#### Exercise directions:
Copy out, exactly and without additions, the lines from the one that contains "Output the Python" to the one that contains "case_rows = [(0, 6), (7, 8), (9, 11)]", both ends included.

#### Data section:
* BEGIN *

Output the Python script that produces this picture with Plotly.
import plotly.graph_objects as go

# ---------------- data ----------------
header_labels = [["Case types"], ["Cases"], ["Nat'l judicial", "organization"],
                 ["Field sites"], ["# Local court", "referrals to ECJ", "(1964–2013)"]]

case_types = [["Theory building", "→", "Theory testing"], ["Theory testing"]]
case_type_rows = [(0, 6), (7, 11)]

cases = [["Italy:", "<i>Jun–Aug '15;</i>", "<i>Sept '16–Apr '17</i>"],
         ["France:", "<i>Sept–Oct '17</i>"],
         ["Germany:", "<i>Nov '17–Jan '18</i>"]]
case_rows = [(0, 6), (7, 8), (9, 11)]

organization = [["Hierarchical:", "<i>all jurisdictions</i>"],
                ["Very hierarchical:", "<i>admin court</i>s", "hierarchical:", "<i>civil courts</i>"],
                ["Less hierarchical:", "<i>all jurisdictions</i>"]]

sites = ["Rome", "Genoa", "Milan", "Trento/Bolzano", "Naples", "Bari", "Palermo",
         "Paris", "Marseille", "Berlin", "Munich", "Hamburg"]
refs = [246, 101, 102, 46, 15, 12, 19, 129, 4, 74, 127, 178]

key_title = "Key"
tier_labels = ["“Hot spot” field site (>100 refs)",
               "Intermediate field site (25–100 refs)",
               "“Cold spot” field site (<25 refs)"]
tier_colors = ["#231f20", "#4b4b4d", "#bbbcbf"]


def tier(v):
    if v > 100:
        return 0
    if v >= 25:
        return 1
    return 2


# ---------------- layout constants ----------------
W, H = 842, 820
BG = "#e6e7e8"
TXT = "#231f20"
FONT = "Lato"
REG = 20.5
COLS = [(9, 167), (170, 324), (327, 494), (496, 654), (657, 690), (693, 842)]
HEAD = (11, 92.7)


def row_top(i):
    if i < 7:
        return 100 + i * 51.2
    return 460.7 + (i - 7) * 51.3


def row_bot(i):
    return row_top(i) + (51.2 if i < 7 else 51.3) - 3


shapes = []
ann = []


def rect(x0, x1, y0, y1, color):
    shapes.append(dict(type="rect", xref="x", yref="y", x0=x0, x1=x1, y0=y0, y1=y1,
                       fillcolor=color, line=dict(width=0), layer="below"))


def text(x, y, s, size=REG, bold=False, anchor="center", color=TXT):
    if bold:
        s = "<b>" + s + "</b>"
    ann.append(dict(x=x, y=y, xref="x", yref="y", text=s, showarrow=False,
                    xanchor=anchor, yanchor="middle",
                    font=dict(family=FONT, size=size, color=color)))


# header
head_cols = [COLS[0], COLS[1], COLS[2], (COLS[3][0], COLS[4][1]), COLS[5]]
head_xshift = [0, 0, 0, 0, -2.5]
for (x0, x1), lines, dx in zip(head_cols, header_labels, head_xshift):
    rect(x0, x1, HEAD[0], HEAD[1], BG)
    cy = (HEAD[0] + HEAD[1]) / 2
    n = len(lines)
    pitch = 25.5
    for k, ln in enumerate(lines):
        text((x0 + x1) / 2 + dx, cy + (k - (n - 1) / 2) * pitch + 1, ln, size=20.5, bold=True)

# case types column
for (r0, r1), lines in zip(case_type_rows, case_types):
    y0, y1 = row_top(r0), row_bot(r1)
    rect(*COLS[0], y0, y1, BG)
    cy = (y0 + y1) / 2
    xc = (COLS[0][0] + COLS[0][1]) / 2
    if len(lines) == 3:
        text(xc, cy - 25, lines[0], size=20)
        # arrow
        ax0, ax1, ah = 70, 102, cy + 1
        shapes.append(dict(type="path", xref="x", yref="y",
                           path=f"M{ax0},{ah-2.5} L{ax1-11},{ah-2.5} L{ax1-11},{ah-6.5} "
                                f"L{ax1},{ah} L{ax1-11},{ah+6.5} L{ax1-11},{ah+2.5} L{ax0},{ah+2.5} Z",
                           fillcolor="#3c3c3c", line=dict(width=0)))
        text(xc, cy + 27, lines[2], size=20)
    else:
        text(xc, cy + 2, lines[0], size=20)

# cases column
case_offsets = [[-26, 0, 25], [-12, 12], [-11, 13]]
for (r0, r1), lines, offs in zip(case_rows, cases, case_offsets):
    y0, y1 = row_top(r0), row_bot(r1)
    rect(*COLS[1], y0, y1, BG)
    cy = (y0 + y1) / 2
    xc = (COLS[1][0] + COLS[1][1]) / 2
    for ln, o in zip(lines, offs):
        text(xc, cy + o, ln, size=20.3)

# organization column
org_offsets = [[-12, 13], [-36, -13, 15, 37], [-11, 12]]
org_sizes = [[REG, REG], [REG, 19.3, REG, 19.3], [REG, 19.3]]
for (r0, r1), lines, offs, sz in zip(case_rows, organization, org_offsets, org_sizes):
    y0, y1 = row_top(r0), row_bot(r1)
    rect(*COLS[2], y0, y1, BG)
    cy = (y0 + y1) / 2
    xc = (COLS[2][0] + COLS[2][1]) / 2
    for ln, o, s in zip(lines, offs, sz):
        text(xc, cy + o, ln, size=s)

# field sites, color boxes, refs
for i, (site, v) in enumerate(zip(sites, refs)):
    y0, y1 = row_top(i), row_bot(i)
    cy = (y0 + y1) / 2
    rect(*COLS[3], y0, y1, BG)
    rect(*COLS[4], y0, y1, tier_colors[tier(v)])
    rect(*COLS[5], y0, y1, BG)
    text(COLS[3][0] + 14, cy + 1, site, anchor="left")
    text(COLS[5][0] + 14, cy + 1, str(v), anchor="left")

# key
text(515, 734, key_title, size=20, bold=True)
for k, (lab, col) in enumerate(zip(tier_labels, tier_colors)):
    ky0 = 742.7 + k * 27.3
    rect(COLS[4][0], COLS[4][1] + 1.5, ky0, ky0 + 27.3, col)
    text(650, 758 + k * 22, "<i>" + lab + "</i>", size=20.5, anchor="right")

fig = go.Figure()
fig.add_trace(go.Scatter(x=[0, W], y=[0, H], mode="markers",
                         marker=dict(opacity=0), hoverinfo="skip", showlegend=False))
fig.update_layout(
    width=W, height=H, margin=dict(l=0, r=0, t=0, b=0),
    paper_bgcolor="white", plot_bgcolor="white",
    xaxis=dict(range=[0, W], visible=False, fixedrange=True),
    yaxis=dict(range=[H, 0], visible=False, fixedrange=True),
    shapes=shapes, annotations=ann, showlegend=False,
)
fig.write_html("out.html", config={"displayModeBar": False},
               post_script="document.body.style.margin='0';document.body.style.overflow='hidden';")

* END *
* BEGIN *

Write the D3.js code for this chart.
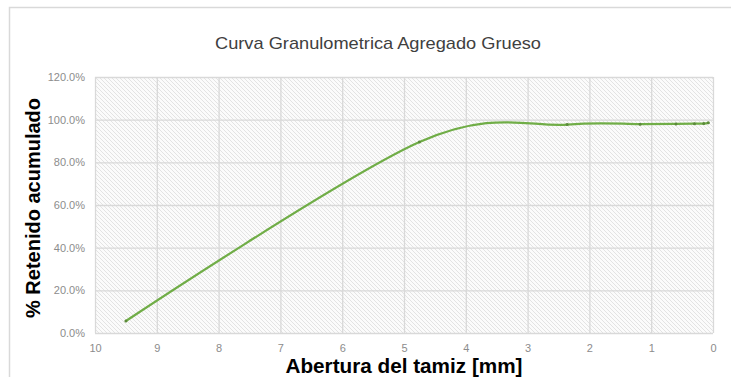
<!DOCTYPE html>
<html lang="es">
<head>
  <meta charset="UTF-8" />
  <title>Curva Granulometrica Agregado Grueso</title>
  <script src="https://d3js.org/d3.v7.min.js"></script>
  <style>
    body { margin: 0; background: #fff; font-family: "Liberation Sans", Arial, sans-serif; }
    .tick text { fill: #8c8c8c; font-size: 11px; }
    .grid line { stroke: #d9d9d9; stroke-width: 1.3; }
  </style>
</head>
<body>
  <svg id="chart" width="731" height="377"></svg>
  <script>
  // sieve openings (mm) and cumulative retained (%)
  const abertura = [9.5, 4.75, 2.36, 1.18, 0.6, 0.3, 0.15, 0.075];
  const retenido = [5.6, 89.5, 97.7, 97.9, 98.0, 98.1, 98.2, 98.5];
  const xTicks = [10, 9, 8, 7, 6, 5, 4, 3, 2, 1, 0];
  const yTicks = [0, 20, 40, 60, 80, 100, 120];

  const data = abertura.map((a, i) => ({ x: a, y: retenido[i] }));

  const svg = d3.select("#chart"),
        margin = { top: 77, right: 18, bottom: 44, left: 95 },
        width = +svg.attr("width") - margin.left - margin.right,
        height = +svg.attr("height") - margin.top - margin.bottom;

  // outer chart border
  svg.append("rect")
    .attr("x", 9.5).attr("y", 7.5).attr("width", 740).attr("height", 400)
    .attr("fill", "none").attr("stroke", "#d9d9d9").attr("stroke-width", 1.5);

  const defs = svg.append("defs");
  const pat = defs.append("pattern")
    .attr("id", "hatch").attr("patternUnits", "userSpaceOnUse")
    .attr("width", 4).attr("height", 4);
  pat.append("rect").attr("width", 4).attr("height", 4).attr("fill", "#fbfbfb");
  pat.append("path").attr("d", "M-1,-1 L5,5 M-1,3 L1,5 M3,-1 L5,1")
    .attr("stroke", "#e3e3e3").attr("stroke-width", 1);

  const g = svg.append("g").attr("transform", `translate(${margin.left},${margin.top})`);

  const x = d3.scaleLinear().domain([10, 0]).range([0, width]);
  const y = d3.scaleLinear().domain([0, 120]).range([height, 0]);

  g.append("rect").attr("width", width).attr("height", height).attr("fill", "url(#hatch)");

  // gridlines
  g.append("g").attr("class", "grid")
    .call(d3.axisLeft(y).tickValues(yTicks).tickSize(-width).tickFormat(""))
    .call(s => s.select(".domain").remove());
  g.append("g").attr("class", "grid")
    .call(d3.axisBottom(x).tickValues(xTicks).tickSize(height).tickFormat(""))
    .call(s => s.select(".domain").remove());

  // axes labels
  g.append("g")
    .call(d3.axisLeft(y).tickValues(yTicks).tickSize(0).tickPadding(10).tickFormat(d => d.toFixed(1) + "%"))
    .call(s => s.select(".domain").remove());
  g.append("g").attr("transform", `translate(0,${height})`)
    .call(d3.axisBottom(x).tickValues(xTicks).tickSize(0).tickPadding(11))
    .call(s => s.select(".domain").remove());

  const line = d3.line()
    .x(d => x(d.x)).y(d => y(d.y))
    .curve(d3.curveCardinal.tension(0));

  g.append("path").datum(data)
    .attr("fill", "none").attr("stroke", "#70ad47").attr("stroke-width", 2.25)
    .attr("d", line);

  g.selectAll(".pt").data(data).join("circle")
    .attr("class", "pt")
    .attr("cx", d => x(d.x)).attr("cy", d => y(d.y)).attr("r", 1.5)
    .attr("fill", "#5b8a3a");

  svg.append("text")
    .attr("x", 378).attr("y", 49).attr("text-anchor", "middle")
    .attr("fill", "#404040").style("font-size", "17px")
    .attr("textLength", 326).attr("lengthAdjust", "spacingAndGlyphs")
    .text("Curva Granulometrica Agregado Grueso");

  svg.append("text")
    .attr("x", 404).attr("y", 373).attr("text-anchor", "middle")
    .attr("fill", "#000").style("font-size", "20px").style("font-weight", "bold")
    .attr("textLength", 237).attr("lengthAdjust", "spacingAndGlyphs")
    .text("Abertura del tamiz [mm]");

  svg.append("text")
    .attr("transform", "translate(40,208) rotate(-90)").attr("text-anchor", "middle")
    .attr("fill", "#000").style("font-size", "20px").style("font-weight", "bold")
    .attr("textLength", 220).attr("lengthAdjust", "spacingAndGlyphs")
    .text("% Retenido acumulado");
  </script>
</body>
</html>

* END *
* BEGIN *

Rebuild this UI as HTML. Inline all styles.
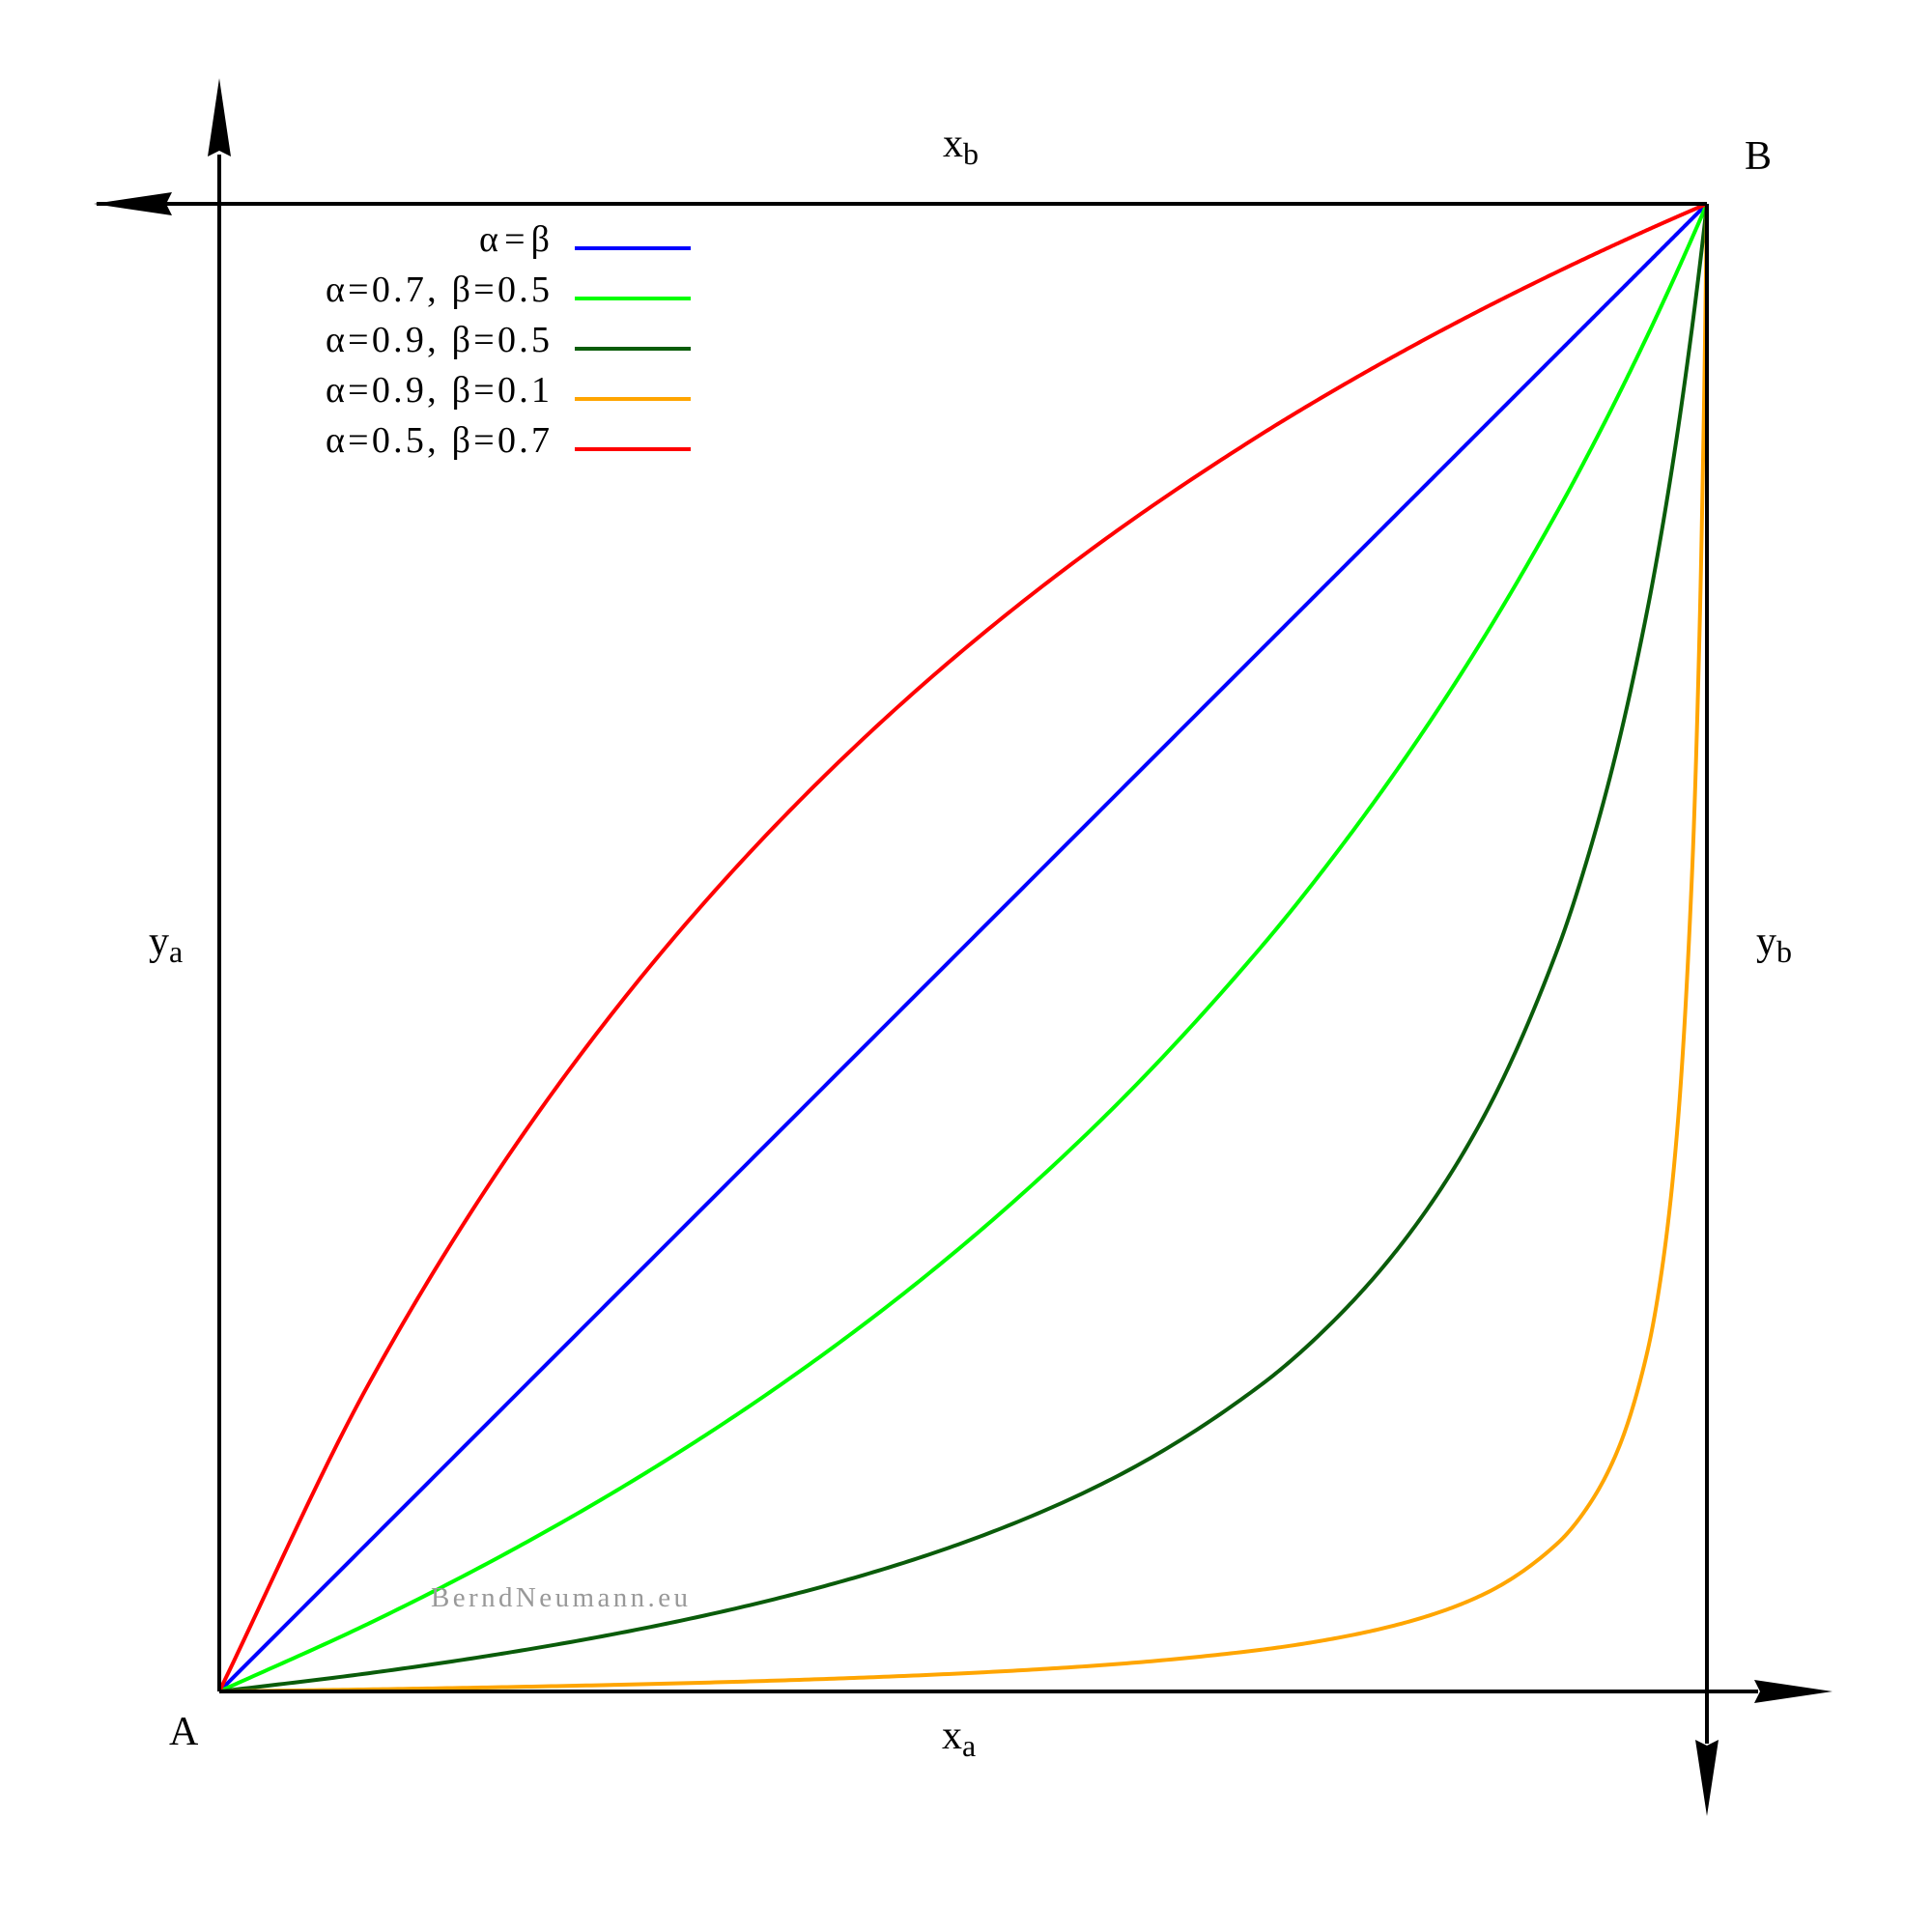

* END *

#### Output:
Output the Python script that produces this picture with Plotly.
import plotly.graph_objects as go

# ---------------- data ----------------
header_labels = [["Case types"], ["Cases"], ["Nat'l judicial", "organization"],
                 ["Field sites"], ["# Local court", "referrals to ECJ", "(1964–2013)"]]

case_types = [["Theory building", "→", "Theory testing"], ["Theory testing"]]
case_type_rows = [(0, 6), (7, 11)]

cases = [["Italy:", "<i>Jun–Aug '15;</i>", "<i>Sept '16–Apr '17</i>"],
         ["France:", "<i>Sept–Oct '17</i>"],
         ["Germany:", "<i>Nov '17–Jan '18</i>"]]
case_rows = [(0, 6), (7, 8), (9, 11)]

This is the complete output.